The Power Of Failure

Recently it was suggested that my frustration with my “failures” was a negative position to have. Upon reflection I remembered an encounter I had with a Producer/Manager at seminar for people looking to move ahead in the Entertainment History.

We were asked to present a goal that we wished to accomplish. Impressed with the speakers own aggressive (and successful) affirmation and goals, I decided to go big and stated something close to the following – “Within three months I will have sold my first screenplay, blah, blah, blah.” Rather than offering suggestions on what actions I could take to make that possible (though admittedly unlikely), he stated that I was on a road to disappointment and failure.

“If you don’t reach your goal what are you going to do? You just gave away all your power. Now your future is in someone else’s hands. Why would you do that? Your goal should be to enjoy the journey and all that entails.”

“… gave away all my power?”

I have to say, I was disappointed. Not in myself but him. But this was his seminar and from his accomplishments he deserved to be listened to. Still, I had to respond truthfully.

“Let’s say I’m a surfer.” I told him. “And my goal is to surf the biggest wave in the world. Let’s say it’s ninety-nine feet high and I’m chasing the world to find it. I know it may never happen, but still I surf beach after beach, hoping for that giant swell. Every wave I surf is enjoyable. Every wave I surf increases my skill. There is no loss of love for the waves I ride, but still… it is the ninety-nine-foot wave I seek. Unless I get in the water, at the right beach, at the right time, how will I ever find that wave? Without the goal of finding that wave, how will I find it? Does that mean I’ve given my power to the ocean? Does that really mean I don’t love every wave I ride? Furthermore, if any wave would satisfy me, why would I continue to search for my ninety-nine-footer? ”

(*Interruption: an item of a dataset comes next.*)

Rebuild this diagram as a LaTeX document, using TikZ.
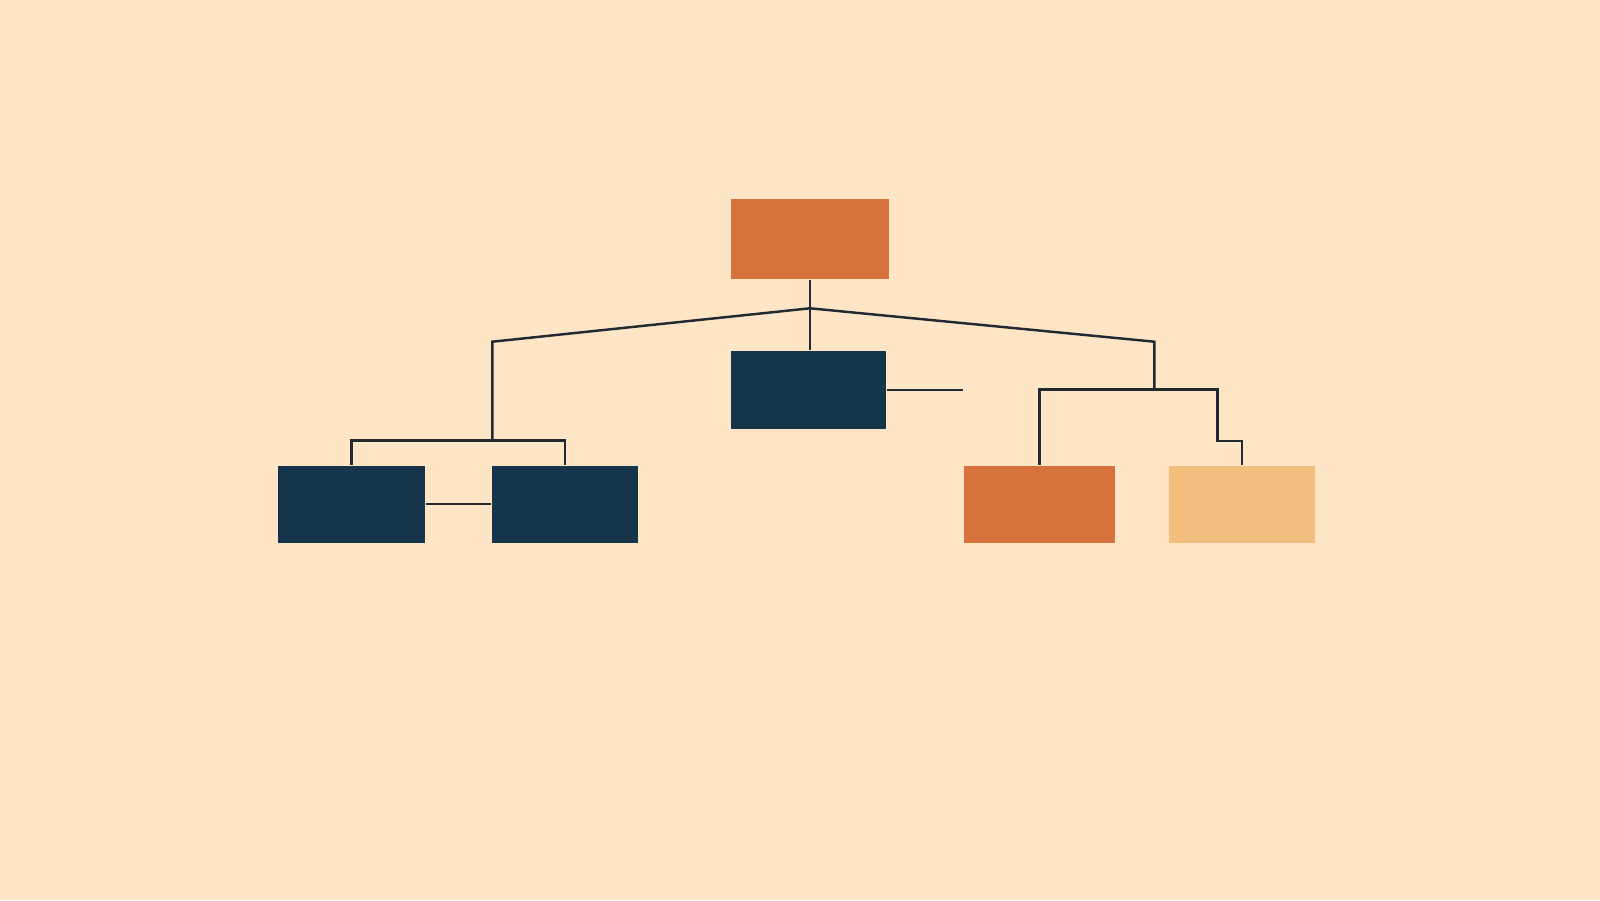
\documentclass[tikz,border=0pt]{standalone}
\usetikzlibrary{positioning}
\definecolor{paper}{RGB}{253,229,198}
\definecolor{rust}{RGB}{216,114,60}
\definecolor{navy}{RGB}{22,53,75}
\definecolor{sand}{RGB}{243,190,126}
\definecolor{ink}{RGB}{32,42,48}
\tikzset{
	box/.style={rectangle, inner sep=0pt, minimum height=0.77cm},
	link/.style={draw=ink, line width=0.7pt}
}

\begin{document}
\begin{tikzpicture}
		%%%%% START %%%%%
		
		\fill[paper] (0, 0) rectangle (16, 9);
		
		\node[box, fill=rust, minimum width=1.58cm, minimum height=0.80cm] (top) at (8.10, 6.61) {};
		\node[box, fill=navy, minimum width=1.55cm, minimum height=0.78cm] (mid) at (8.085, 5.10) {};
		
		\node[box, fill=navy, minimum width=1.47cm] (left1) at (3.515, 3.96) {};
		\node[box, fill=navy, minimum width=1.46cm] (left2) at (5.65, 3.96) {};
		\node[box, fill=rust, minimum width=1.51cm] (right1) at (10.395, 3.96) {};
		\node[box, fill=sand, minimum width=1.46cm] (right2) at (12.42, 3.96) {};
		
		\coordinate (fork) at (top.south |- 0, 5.917);
		\coordinate (lcorner) at (4.923, 5.583);
		\coordinate (rcorner) at (11.543, 5.583);
		\coordinate (lsplit) at (4.923, 4.593);
		\coordinate (rsplit) at (11.543, 5.107);
		\coordinate (rstep) at (12.177, 4.59);
		\coordinate (stub) at (9.633, 5.10);
		
		\draw[link] (top.south) -- (top.south |- mid.north);
		\draw[link] (lsplit) -- (lcorner) -- (fork) -- (rcorner) -- (rsplit);
		\draw[link] (mid.east) -- (stub);
		
		\draw[link] (left1.north) |- (lsplit) -| (left2.north);
		\draw[link] (left1.east) -- (left2.west);
		
		\draw[link] (right1.north) |- (rsplit) -| (rstep) -| (right2.north);
		
		%%%%% END %%%%%
	\end{tikzpicture}
\end{document}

He hemmed and hawed a bit and redirected, skillfully I might add, to another truism that the class could take away. Out of respect I did not call him out on his lack of rebuttal. People came here to listen to him, not me. And as I said, he had many accomplishments and deserved to be listened to.

After the seminar he approached me out and apologized for “using me” to prove a point. I took that as a sign of respect and told him no worries, this was a learning situation. All is fair game. Still, it was clear he didn’t “get it.”

As we all left a woman who I had met before at another similar event came up to me to say goodbye. “Your going to be a big success. I can tell,” she told me.

She “got it.”
Remember the movie, “Endless Summer” … they got it too.